> MATERIAL

★ ★ ★ ★

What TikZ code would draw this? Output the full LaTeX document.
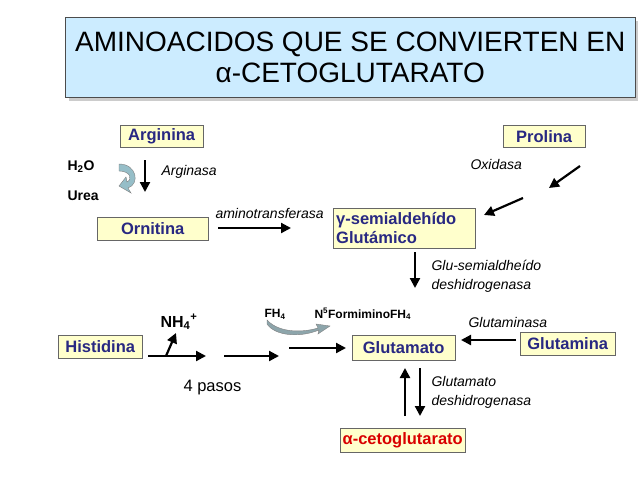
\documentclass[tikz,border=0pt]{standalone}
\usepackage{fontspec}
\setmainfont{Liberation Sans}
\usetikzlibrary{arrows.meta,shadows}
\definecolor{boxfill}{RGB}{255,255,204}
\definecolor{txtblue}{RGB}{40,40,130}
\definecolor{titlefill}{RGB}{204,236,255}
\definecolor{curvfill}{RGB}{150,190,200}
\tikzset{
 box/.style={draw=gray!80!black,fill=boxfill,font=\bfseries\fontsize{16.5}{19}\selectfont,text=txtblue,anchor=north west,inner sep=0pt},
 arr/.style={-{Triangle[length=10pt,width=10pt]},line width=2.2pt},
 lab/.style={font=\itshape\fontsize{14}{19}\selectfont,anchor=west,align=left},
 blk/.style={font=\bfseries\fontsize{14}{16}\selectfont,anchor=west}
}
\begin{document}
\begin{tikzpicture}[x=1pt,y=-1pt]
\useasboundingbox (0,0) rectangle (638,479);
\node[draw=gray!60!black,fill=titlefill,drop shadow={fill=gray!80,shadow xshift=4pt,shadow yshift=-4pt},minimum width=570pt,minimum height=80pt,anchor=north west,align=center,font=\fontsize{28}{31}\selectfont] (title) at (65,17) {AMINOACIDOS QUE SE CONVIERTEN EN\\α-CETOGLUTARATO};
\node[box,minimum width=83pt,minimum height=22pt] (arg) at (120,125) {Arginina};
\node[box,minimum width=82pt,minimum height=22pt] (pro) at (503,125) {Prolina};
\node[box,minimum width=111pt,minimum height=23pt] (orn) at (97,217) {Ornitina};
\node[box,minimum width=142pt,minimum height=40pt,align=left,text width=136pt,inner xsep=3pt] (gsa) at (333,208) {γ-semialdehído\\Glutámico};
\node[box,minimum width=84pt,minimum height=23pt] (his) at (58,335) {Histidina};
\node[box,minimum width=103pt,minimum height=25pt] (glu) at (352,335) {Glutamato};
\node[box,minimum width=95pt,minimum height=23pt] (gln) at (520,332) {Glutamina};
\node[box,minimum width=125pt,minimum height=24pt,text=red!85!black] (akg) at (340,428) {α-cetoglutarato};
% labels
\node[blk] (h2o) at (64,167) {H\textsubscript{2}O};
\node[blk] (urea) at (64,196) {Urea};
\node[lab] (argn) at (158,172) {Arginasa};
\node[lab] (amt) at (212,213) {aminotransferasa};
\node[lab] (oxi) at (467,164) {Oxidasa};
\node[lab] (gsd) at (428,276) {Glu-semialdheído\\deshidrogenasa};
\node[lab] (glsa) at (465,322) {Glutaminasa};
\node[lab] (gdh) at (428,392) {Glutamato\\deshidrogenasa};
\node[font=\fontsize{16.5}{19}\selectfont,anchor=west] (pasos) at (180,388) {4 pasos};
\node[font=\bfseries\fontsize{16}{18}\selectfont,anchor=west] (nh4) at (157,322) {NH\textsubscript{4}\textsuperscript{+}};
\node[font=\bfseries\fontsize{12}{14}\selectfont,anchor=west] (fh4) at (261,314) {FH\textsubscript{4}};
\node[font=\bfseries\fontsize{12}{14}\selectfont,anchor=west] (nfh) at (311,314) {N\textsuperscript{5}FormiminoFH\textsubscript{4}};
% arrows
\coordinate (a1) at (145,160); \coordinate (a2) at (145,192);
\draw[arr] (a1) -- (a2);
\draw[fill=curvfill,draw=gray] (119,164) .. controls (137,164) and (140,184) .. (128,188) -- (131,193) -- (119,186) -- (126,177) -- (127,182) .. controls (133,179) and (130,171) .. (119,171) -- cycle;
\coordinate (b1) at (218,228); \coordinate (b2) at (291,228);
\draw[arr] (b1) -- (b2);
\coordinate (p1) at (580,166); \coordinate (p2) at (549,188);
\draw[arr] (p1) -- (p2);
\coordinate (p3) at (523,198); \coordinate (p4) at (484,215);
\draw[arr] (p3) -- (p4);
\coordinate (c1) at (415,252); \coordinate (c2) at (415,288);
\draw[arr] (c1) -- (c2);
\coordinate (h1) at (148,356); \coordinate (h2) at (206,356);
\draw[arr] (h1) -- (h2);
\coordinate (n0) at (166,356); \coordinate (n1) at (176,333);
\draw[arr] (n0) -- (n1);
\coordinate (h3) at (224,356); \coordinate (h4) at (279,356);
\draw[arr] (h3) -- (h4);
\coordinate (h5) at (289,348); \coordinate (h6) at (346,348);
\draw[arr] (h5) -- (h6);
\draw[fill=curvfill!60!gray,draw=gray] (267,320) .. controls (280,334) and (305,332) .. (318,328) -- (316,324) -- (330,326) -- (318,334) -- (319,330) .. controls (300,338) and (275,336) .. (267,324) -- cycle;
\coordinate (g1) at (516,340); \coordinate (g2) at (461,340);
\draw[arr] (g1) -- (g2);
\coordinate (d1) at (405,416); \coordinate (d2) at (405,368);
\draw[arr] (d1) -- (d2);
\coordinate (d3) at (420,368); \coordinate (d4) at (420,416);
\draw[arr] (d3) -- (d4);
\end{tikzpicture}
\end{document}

★ ★ ★ ★

> EXERCISE OBJECTIVE
All of the data needs repeating exactly, but the pictures do not.

> RESULT OF THE TASK
What TikZ code would draw this? Output the full LaTeX document.
\documentclass[tikz,border=0pt]{standalone}
\usepackage{fontspec}
\setmainfont{Liberation Sans}
\usetikzlibrary{arrows.meta,shadows}
\definecolor{boxfill}{RGB}{255,255,204}
\definecolor{txtblue}{RGB}{40,40,130}
\definecolor{titlefill}{RGB}{204,236,255}
\definecolor{curvfill}{RGB}{150,190,200}
\tikzset{
 box/.style={draw=gray!80!black,fill=boxfill,font=\bfseries\fontsize{16.5}{19}\selectfont,text=txtblue,anchor=north west,inner sep=0pt},
 arr/.style={-{Triangle[length=10pt,width=10pt]},line width=2.2pt},
 lab/.style={font=\itshape\fontsize{14}{19}\selectfont,anchor=west,align=left},
 blk/.style={font=\bfseries\fontsize{14}{16}\selectfont,anchor=west}
}
\begin{document}
\begin{tikzpicture}[x=1pt,y=-1pt]
\useasboundingbox (0,0) rectangle (638,479);
\node[draw=gray!60!black,fill=titlefill,drop shadow={fill=gray!80,shadow xshift=4pt,shadow yshift=-4pt},minimum width=570pt,minimum height=80pt,anchor=north west,align=center,font=\fontsize{28}{31}\selectfont] (title) at (65,17) {AMINOACIDOS QUE SE CONVIERTEN EN\\α-CETOGLUTARATO};
\node[box,minimum width=83pt,minimum height=22pt] (arg) at (120,125) {Arginina};
\node[box,minimum width=82pt,minimum height=22pt] (pro) at (503,125) {Prolina};
\node[box,minimum width=111pt,minimum height=23pt] (orn) at (97,217) {Ornitina};
\node[box,minimum width=142pt,minimum height=40pt,align=left,text width=136pt,inner xsep=3pt] (gsa) at (333,208) {γ-semialdehído\\Glutámico};
\node[box,minimum width=84pt,minimum height=23pt] (his) at (58,335) {Histidina};
\node[box,minimum width=103pt,minimum height=25pt] (glu) at (352,335) {Glutamato};
\node[box,minimum width=95pt,minimum height=23pt] (gln) at (520,332) {Glutamina};
\node[box,minimum width=125pt,minimum height=24pt,text=red!85!black] (akg) at (340,428) {α-cetoglutarato};
% labels
\node[blk] (h2o) at (64,167) {H\textsubscript{2}O};
\node[blk] (urea) at (64,196) {Urea};
\node[lab] (argn) at (158,172) {Arginasa};
\node[lab] (amt) at (212,213) {aminotransferasa};
\node[lab] (oxi) at (467,164) {Oxidasa};
\node[lab] (gsd) at (428,276) {Glu-semialdheído\\deshidrogenasa};
\node[lab] (glsa) at (465,322) {Glutaminasa};
\node[lab] (gdh) at (428,392) {Glutamato\\deshidrogenasa};
\node[font=\fontsize{16.5}{19}\selectfont,anchor=west] (pasos) at (180,388) {4 pasos};
\node[font=\bfseries\fontsize{16}{18}\selectfont,anchor=west] (nh4) at (157,322) {NH\textsubscript{4}\textsuperscript{+}};
\node[font=\bfseries\fontsize{12}{14}\selectfont,anchor=west] (fh4) at (261,314) {FH\textsubscript{4}};
\node[font=\bfseries\fontsize{12}{14}\selectfont,anchor=west] (nfh) at (311,314) {N\textsuperscript{5}FormiminoFH\textsubscript{4}};
% arrows
\coordinate (a1) at (145,160); \coordinate (a2) at (145,192);
\draw[arr] (a1) -- (a2);
\draw[fill=curvfill,draw=gray] (119,164) .. controls (137,164) and (140,184) .. (128,188) -- (131,193) -- (119,186) -- (126,177) -- (127,182) .. controls (133,179) and (130,171) .. (119,171) -- cycle;
\coordinate (b1) at (218,228); \coordinate (b2) at (291,228);
\draw[arr] (b1) -- (b2);
\coordinate (p1) at (580,166); \coordinate (p2) at (549,188);
\draw[arr] (p1) -- (p2);
\coordinate (p3) at (523,198); \coordinate (p4) at (484,215);
\draw[arr] (p3) -- (p4);
\coordinate (c1) at (415,252); \coordinate (c2) at (415,288);
\draw[arr] (c1) -- (c2);
\coordinate (h1) at (148,356); \coordinate (h2) at (206,356);
\draw[arr] (h1) -- (h2);
\coordinate (n0) at (166,356); \coordinate (n1) at (176,333);
\draw[arr] (n0) -- (n1);
\coordinate (h3) at (224,356); \coordinate (h4) at (279,356);
\draw[arr] (h3) -- (h4);
\coordinate (h5) at (289,348); \coordinate (h6) at (346,348);
\draw[arr] (h5) -- (h6);
\draw[fill=curvfill!60!gray,draw=gray] (267,320) .. controls (280,334) and (305,332) .. (318,328) -- (316,324) -- (330,326) -- (318,334) -- (319,330) .. controls (300,338) and (275,336) .. (267,324) -- cycle;
\coordinate (g1) at (516,340); \coordinate (g2) at (461,340);
\draw[arr] (g1) -- (g2);
\coordinate (d1) at (405,416); \coordinate (d2) at (405,368);
\draw[arr] (d1) -- (d2);
\coordinate (d3) at (420,368); \coordinate (d4) at (420,416);
\draw[arr] (d3) -- (d4);
\end{tikzpicture}
\end{document}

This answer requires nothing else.